The great 15th century theorist, Tinctoris, followed the lead of Aristotle and declared that the heavenly spheres do not make sound. Music, he says, is of the earth, not the heavens.

But although, as Boethius says, some assert that Saturn is moved with the deepest sound and, taking the remaining planets in proper order, the moon with the highest, while others, however, conversely attribute the deepest sound to the moon and the highest to the stars in their movement, I adhere to neither position. On the contrary, I unshakably agree with Aristotle…together with our more recent philosophers, who most clearly prove that there is neither real nor potential sound in the heavens.
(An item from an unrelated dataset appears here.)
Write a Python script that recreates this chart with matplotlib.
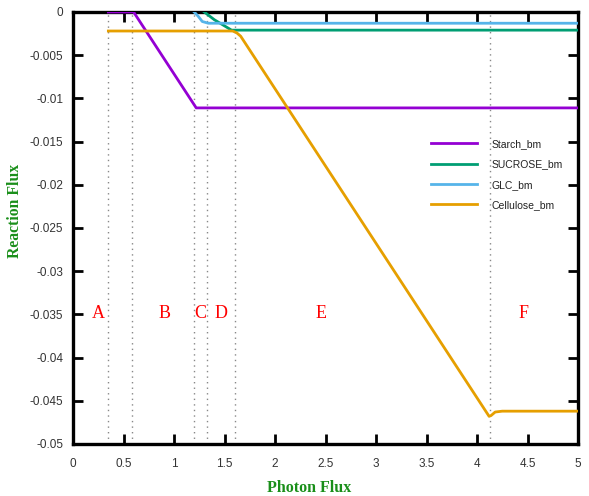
import matplotlib
matplotlib.use("Agg")
import matplotlib.pyplot as plt

# ---- data ----
starch_x = [0.35, 0.60, 1.22, 5.0]
starch_y = [0.0, 0.0, -0.0111, -0.0111]

sucrose_x = [1.30, 1.40, 1.57, 5.0]
sucrose_y = [0.0, -0.0009, -0.0021, -0.0021]

glc_x = [1.20, 1.24, 1.28, 1.34, 5.0]
glc_y = [0.0, -0.0005, -0.0011, -0.0013, -0.0013]

cell_x = [0.35, 1.58, 1.62, 1.66, 4.12, 4.14, 4.18, 4.25, 5.0]
cell_y = [-0.0022, -0.0022, -0.0024, -0.0028, -0.0468, -0.0467, -0.0463, -0.0462, -0.0462]

boundaries = [0.35, 0.58, 1.20, 1.33, 1.60, 4.13]
region_labels = ["A", "B", "C", "D", "E", "F"]
region_label_x = [0.25, 0.91, 1.26, 1.47, 2.46, 4.46]
region_label_y = -0.0349

series_names = ["Starch_bm", "SUCROSE_bm", "GLC_bm", "Cellulose_bm"]
series_colors = ["#9400d3", "#009e73", "#56b4e9", "#e69f00"]

x_ticks = [0, 0.5, 1, 1.5, 2, 2.5, 3, 3.5, 4, 4.5, 5]
x_tick_labels = ["0", "0.5", "1", "1.5", "2", "2.5", "3", "3.5", "4", "4.5", "5"]
y_ticks = [0, -0.005, -0.01, -0.015, -0.02, -0.025, -0.03, -0.035, -0.04, -0.045, -0.05]
y_tick_labels = ["0", "-0.005", "-0.01", "-0.015", "-0.02", "-0.025", "-0.03", "-0.035", "-0.04", "-0.045", "-0.05"]

# ---- figure ----
fig = plt.figure(figsize=(5.89, 4.96), dpi=100)
ax = fig.add_axes([73/589, 52/496, (578-73)/589, (444-12)/496])

for b in boundaries:
    ax.axvline(b, color="#888888", linestyle=(0, (1, 3)), linewidth=1.0, zorder=1)

xs = [starch_x, sucrose_x, glc_x, cell_x]
ys = [starch_y, sucrose_y, glc_y, cell_y]
for x, y, name, c in zip(xs, ys, series_names, series_colors):
    ax.plot(x, y, color=c, linewidth=2.0, label=name, zorder=3, solid_joinstyle="round")

for lab, lx in zip(region_labels, region_label_x):
    ax.text(lx, region_label_y, lab, color="red", fontsize=13, family="Liberation Serif",
            ha="center", va="center")

ax.set_xlim(0, 5)
ax.set_ylim(-0.05, 0)
ax.set_xticks(x_ticks)
ax.set_xticklabels(x_tick_labels, family="Liberation Sans")
ax.set_yticks(y_ticks)
ax.set_yticklabels(y_tick_labels, family="Liberation Sans")
ax.tick_params(direction="in", length=7, width=2, top=True, right=True,
               labelsize=8.5, labelcolor="#333333", pad=10)
ax.tick_params(axis="y", pad=7)
for s in ax.spines.values():
    s.set_linewidth(2.4)

leg = ax.legend(loc="upper left", bbox_to_anchor=(0.70, 0.716), frameon=False,
                prop={"family": "Liberation Sans", "size": 7.5},
                handlelength=4.4, handletextpad=1.4, labelspacing=1.0,
                borderaxespad=0)
for t in leg.get_texts():
    t.set_color("#222222")

fig.text(15/589, 1 - 211/496, "Reaction Flux", rotation=90, color="#1a8f1a",
         fontsize=11.3, fontweight="bold", family="Liberation Serif", ha="center", va="center")
fig.text(309/589, 1 - 488/496, "Photon Flux", color="#1a8f1a",
         fontsize=11.5, fontweight="bold", family="Liberation Serif", ha="center", va="center")

fig.savefig("out.png", dpi=100)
For this reason I can never be persuaded that musical consonances, which cannot be produced without sound, are made by the motion of heavenly bodies.13

The best-known English writer of the early Renaissance, Chaucer (14th century), finds the music of the spheres to be the original source for melody and harmony in the world.14

And after shewede he hym the nyne speres,
And after that the melodye herde he
That cometh of thilke speres thryes thre,
That welle is of musik and melodye
In this world here, and cause of armonye.

During 16th century Italy we also find writers who are still willing to believe in the music of the spheres. The great theorist, Gioseffo Zarlino, in his Le Istitutioni Harmoniche, takes the position that we may not hear the music of the spheres but we can understand it on the basis of Reason.
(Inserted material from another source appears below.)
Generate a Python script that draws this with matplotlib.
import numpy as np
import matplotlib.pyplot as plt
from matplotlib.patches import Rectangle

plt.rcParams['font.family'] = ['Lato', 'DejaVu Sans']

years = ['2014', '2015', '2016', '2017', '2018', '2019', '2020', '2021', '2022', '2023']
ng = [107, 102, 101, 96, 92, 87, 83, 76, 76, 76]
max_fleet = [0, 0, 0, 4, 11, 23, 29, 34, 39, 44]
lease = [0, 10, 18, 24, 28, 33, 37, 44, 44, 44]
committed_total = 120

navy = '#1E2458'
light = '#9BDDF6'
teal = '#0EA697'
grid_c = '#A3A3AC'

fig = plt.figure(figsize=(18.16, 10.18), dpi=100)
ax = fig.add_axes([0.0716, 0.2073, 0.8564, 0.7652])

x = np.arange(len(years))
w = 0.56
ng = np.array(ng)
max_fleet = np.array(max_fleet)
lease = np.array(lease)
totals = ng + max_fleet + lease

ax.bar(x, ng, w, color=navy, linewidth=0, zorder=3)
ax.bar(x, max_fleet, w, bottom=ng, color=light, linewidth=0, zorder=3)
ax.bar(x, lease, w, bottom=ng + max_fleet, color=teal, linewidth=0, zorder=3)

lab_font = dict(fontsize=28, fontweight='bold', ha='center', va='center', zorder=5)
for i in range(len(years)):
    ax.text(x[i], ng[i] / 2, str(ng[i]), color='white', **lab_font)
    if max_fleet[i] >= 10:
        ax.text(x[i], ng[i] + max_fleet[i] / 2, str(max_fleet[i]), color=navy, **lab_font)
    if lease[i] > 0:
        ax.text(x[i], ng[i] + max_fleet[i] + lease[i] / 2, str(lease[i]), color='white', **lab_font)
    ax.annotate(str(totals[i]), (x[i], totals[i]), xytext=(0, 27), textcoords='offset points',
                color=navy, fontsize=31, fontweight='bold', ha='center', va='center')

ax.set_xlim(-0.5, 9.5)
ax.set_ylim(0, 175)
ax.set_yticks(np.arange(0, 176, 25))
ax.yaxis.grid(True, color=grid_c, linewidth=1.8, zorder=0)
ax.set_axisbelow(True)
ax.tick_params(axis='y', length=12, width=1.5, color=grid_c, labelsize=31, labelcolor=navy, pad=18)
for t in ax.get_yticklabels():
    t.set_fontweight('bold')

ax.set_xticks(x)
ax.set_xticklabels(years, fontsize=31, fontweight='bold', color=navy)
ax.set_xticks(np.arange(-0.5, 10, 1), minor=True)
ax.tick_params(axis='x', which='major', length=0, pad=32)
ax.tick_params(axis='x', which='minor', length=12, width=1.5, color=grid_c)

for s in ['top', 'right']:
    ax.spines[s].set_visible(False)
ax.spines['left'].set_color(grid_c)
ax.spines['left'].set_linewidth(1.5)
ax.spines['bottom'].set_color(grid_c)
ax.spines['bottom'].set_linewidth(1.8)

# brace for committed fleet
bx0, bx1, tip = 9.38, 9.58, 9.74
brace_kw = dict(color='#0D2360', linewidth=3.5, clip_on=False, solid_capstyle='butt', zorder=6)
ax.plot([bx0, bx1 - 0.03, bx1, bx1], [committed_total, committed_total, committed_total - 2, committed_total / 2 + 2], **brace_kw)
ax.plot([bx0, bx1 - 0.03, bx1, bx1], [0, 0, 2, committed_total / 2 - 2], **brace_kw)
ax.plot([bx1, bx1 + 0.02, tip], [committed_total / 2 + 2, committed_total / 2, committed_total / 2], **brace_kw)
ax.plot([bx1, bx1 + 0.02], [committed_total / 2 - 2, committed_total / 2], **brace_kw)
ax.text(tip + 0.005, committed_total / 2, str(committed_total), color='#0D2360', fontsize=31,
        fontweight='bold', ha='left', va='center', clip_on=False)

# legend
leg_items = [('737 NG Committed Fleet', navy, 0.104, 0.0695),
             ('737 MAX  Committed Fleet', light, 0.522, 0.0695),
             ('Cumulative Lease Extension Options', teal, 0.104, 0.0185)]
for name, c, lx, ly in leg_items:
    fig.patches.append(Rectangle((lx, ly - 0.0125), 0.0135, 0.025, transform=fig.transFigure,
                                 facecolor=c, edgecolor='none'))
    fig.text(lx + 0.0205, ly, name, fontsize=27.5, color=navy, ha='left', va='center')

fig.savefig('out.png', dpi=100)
Every reason persuades us to believe at least that the world is composed with harmony, both because its soul is a harmony (as Plato believed), and because the heavens are turned around their intelligences with harmony, as may be gathered from their revolutions, which are proportionate to each other in velocity. This harmony is known also from the distances of the celestial spheres, for these distances (as some believe) are related in harmonic proportion, which, although not measured by the sense [of hearing], is measured by the reason.15

This relationship between the music of the spheres and the soul, mentioned by Zarlino, is found again in Castiglione’s famous book, The Courtier. Here Signor Gaspare questions whether music is something appropriate to “real” men and the Count answers,

The wisest of philosophers held the opinion that the universe was made up of music, that the heavens make harmony as they move, and that as our own souls are formed on the same principle they are awakened and have their faculties, as it were, brought to life thorough music.16

Among the 16th century French writers we find two more explanations why we cannot hear the music of the spheres. First, the important theorist, Pontus de Tyard, in his book, Solitaire second, a character named “le Curieux,” speaks of the ancient Greek notion of the universe being a kind of harmony, in which all of its parts have some comparable relationship with the harmony found in music. He mentions the Music of the spheres, offering the explanation for man’s inability to hear it that, taken together, its effect is that of silence. Then he contends that the basic elements of the earth are related as the tones of the tetrachord, earth being as the lowest pitch, then water, air and fire.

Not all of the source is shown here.